The advertised numbers are big. On the highway the Canyon Diesel returns 31-mpg, which is a full 4-mpg better than the gas-powered four-cylinder engine that’s standard with the truck, and a whopping 7-mpg improvement over the most efficient version of the Toyota Tacoma, which is the segment-leader in terms of sales. Around town the difference is less starling – checking in at 22-mpg – but still better than any other pickup in its class. I saw more dismal fuel consumption during my time with the pickup, but that’s due to -40 F degree weather that dominated our week together, which made for operating conditions that no internal combustion engine can be expected handle in an efficient manner.
In addition to the promise of fuel pump frugality, the Canyon Diesel has also seen its engine sent to finishing school. General Motors, which imported the 2.8-liter turbodiesel to North America from elsewhere in its global fleet, didn’t simply drop the four-cylinder between the Canyon’s front fenders and call it a day. Instead, it altered the unit’s balance shafts, oil pan, and intake in order to reduce diesel shake as much as possible, and it works together with sound deadening materials that have been added to the truck’s firewall, as well as a unique torque converter that works to absorb, rather than transmit vibrations through the driveline.
It all adds up to a remarkably quiet experience from inside the vehicle, which is what matters most to potential buyers who will be less concerned with the clatter that’s still detectable when standing beside the idling Canyon.
Of course, even if you were wearing earplugs and wrapped yourself in a space suit, the GMC’s turbodiesel motor betrays itself once you stand on the accelerator. 181 horsepower complements the Canyon’s broad torque range, and while it’s enough to keep up with the flow of traffic, forward progress is modest in most driving situations. This isn’t a complaint – and even the V6-powered versions of the Colorado and Canyon aren’t all that quick – but it’s something that mid-size truck buyers making the transition to diesel will have to get used to. A six-speed automatic is the sole gearbox on offer with the Canyon Diesel, and four-wheel drive is optional (and was installed on the model I drove).

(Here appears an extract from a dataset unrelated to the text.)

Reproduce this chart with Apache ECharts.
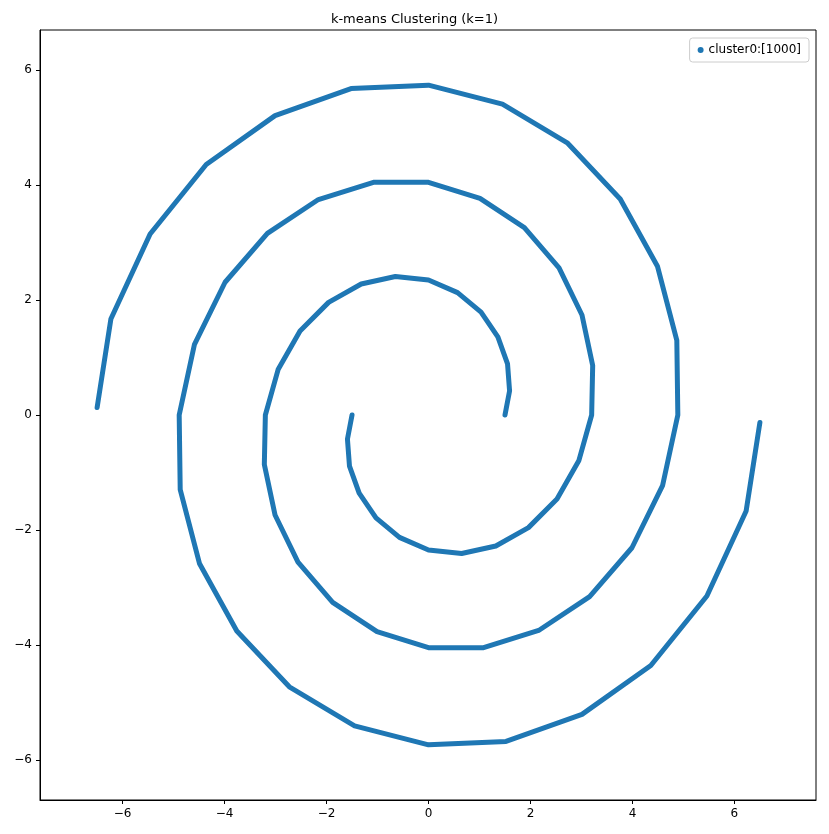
<!DOCTYPE html>
<html>
<head>
<meta charset="utf-8">
<script src="https://cdn.jsdelivr.net/npm/echarts@6/dist/echarts.min.js"></script>
<style>html,body{margin:0;padding:0;background:#fff}#chart{width:829px;height:834px}</style>
</head>
<body>
<div id="chart"></div>
<script>
var armA = [
  [1.50, 0.00], [1.59, 0.42], [1.55, 0.89], [1.36, 1.36], [1.03, 1.79], [0.57, 2.13],
  [0.00, 2.35], [-0.65, 2.41], [-1.32, 2.28], [-1.96, 1.96], [-2.52, 1.46], [-2.95, 0.79],
  [-3.20, 0.00], [-3.22, -0.86], [-3.01, -1.74], [-2.56, -2.56], [-1.88, -3.26], [-1.01, -3.77],
  [0.00, -4.05], [1.08, -4.05], [2.16, -3.75], [3.16, -3.16], [3.99, -2.31], [4.59, -1.23],
  [4.89, 0.00], [4.87, 1.30], [4.49, 2.59], [3.76, 3.76], [2.73, 4.73], [1.45, 5.41],
  [0.00, 5.74], [-1.52, 5.68], [-3.01, 5.21], [-4.36, 4.36], [-5.46, 3.15], [-6.23, 1.67],
  [-6.50, 0.13]
];
var armB = [
  [-1.50, 0.00], [-1.59, -0.42], [-1.55, -0.89], [-1.36, -1.36], [-1.03, -1.79], [-0.57, -2.13],
  [0.00, -2.35], [0.65, -2.41], [1.32, -2.28], [1.96, -1.96], [2.52, -1.46], [2.95, -0.79],
  [3.20, 0.00], [3.22, 0.86], [3.01, 1.74], [2.56, 2.56], [1.88, 3.26], [1.01, 3.77],
  [0.00, 4.05], [-1.08, 4.05], [-2.16, 3.75], [-3.16, 3.16], [-3.99, 2.31], [-4.59, 1.23],
  [-4.89, 0.00], [-4.87, -1.30], [-4.49, -2.59], [-3.76, -3.76], [-2.73, -4.73], [-1.45, -5.41],
  [0.00, -5.74], [1.52, -5.68], [3.01, -5.21], [4.36, -4.36], [5.46, -3.15], [6.23, -1.67],
  [6.50, -0.13]
];
var xTicks = [-6, -4, -2, 0, 2, 4, 6];
var yTicks = [-6, -4, -2, 0, 2, 4, 6];
var seriesName = 'cluster0:[1000]';

var color = '#1f77b4';
var chart = echarts.init(document.getElementById('chart'));

function axis(ticks, min, max) {
  return {
    type: 'value', min: min, max: max,
    axisLine: { show: true, onZero: false, lineStyle: { color: '#000' } },
    splitLine: { show: false },
    axisTick: { show: true, inside: false, length: 4, customValues: ticks, lineStyle: { color: '#000' } },
    axisLabel: { customValues: ticks, color: '#000', fontSize: 12, fontFamily: 'DejaVu Sans',
      formatter: function (v) { return String(v).replace('-', '\u2212'); } }
  };
}

function arm(data, name) {
  return {
    name: name, type: 'line', data: data, smooth: false,
    showSymbol: false, symbol: 'circle',
    lineStyle: { color: color, width: 5, join: 'round', cap: 'round' },
    itemStyle: { color: color },
    z: 3
  };
}

chart.setOption({
  animation: false,
  title: { text: 'k-means Clustering (k=1)', left: 'center', top: 8,
    textStyle: { fontSize: 13, fontWeight: 'normal', color: '#000', fontFamily: 'DejaVu Sans' } },
  legend: {
    data: [{ name: seriesName, icon: 'circle' }],
    right: 20, top: 38, itemWidth: 6, itemHeight: 6,
    borderColor: '#ccc', borderWidth: 1, borderRadius: 3, padding: [6, 8],
    textStyle: { fontSize: 12, color: '#000', fontFamily: 'DejaVu Sans' }
  },
  grid: { left: 40, right: 13, top: 30, bottom: 34, show: true, borderColor: '#000', borderWidth: 1 },
  xAxis: axis(xTicks, -7.62, 7.6),
  yAxis: axis(yTicks, -6.7, 6.7),
  series: [arm(armA, seriesName), arm(armB, seriesName)]
});
</script>
</body>
</html>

The vehicle also comes with a standard trailer brake control and offers the availability of diesel exhaust brake for those who plan to put the pickup’s 7,700 lbs of towing capacity to the full test. It’s worth noting that that number represents a 700 pound boost over the V6 Canyon, and puts it roughly on par with the stoutest mid-size SUVs.

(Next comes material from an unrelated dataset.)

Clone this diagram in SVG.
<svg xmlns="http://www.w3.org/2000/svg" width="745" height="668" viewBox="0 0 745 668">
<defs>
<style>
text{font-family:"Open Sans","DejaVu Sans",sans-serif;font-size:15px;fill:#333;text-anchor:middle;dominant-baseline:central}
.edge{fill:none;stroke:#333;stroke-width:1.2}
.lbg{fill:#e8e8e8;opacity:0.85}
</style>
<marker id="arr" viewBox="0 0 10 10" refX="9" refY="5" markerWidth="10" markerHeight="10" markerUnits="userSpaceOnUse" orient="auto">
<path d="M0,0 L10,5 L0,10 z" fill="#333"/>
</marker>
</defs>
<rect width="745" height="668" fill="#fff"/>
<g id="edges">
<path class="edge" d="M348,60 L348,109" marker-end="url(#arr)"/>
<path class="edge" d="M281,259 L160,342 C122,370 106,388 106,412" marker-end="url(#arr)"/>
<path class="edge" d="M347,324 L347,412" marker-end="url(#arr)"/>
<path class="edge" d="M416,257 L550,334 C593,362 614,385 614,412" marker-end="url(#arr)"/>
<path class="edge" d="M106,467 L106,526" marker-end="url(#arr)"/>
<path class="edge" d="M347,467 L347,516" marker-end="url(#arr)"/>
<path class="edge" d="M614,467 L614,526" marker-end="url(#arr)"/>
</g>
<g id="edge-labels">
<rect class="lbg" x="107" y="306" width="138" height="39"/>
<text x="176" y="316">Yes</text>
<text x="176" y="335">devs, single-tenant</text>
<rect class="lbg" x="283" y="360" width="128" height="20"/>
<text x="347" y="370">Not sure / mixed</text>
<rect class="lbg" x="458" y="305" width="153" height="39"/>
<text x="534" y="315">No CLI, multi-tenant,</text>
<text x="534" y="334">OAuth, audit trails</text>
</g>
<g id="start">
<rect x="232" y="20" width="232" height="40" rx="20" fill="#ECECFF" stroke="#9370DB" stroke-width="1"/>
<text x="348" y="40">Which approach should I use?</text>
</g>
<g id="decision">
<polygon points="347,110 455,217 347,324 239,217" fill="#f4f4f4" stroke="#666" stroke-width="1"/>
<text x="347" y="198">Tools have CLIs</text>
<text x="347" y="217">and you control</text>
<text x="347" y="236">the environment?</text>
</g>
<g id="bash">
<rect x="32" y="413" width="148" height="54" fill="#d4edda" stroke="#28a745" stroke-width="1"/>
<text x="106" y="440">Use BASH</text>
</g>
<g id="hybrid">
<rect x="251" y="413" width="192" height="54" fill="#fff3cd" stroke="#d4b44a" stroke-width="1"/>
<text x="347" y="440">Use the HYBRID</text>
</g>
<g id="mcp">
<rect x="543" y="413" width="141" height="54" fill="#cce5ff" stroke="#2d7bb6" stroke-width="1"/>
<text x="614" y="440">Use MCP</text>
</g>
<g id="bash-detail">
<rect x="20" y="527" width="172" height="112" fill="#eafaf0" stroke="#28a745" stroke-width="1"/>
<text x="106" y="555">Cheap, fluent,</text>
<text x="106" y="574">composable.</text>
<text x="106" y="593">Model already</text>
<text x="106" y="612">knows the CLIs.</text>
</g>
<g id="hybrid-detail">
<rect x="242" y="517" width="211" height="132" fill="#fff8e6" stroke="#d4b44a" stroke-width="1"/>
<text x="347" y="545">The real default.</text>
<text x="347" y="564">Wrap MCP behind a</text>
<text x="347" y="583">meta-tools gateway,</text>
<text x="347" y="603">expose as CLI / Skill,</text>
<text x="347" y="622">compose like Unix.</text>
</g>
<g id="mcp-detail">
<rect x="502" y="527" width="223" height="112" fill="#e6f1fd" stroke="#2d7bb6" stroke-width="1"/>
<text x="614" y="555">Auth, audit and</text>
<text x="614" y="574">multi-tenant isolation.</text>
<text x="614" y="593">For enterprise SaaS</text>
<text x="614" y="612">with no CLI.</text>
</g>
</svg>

The rest of the GMC Canyon package remains unchanged when you order it in Diesel trim, but you’ll have to stick with the crew cab body style (with its four full-size doors) rather than snag an extended cab model. There are two available bed lengths that can be grafted onto the Canyon Diesel, and trim levels are restricted to either SLE or SLT, locking out the base SL and Canyon editions of the pickup.
As a daily driver, the Canyon Diesel’s large, but not-quite full-size dimensions are a good compromise for urban commuting. I was able to park the GMC in the alley behind my home without any real hassle, and the vehicle never felt ponderous when trying to find a spot on the street. Handling is also more akin to a large crossover than a traditional pickup, an attribute that can’t be said for either the Tacoma or the Nissan Frontier against which the Canyon competes.
The SLT can be loaded with gear, including adaptive cruise control, forward collision warning, parking assistance, and a lane departure warning system, and the GMC IntelliLink infotainment suite is compatible with Apple CarPlay and offers a 4G LTE Wi-Fi hotspot.
This level of equipment is a far cry from the stripped-down mini-trucks of old, showing that the pushed-out proportions of the new class of mid-size pickups are matched by a standard of luxury and connectivity that doesn’t trail far behind their full-size counterparts.
Still, do you really want to pay more for the Canyon Diesel? GMC has priced the model at $3,730 more than a comparable gas-only version of the truck, which means if you order the top-range SLT you could be looking at well over $40,000 once options have been factored into the equation. Current fuel prices have put the truck brand in a bit of a tight spot when it comes to focusing on the value offered by the Diesel’s efficiency improvement versus the V6, as it would take quite a long time for fuel savings to catch up to the price gap between the two drivetrains.
Given that the average trailer load in the United States happens to hover around 3,500 lbs – a figure that’s well within the operating spec of even the four-cylinder Canyon and Colorado – it would also seem that those seeking the 100 lb-ft of added torque for towing purposes are themselves a small niche of potential customers. GMC is hoping to snag a humble 10 percent of customers with its turbodiesel honey.
Personally, I’m all for choice. In my opinion, the more options new truck buyers have, the more likely they are to find a pickup that fits into their budget and specific driving needs. GMC claims that the mid-size Canyon isn’t intended to appeal to full-size shoppers, but rather those whose lifestyles demand a practical truck that drives smoother and smaller than the usual cast of characters.
With the Diesel, you can add ‘more efficiently’ to that list of attributes – but the cost of entry might not be worth it for the majority of pickup fans staring down some of the lowest fuel prices in a decade.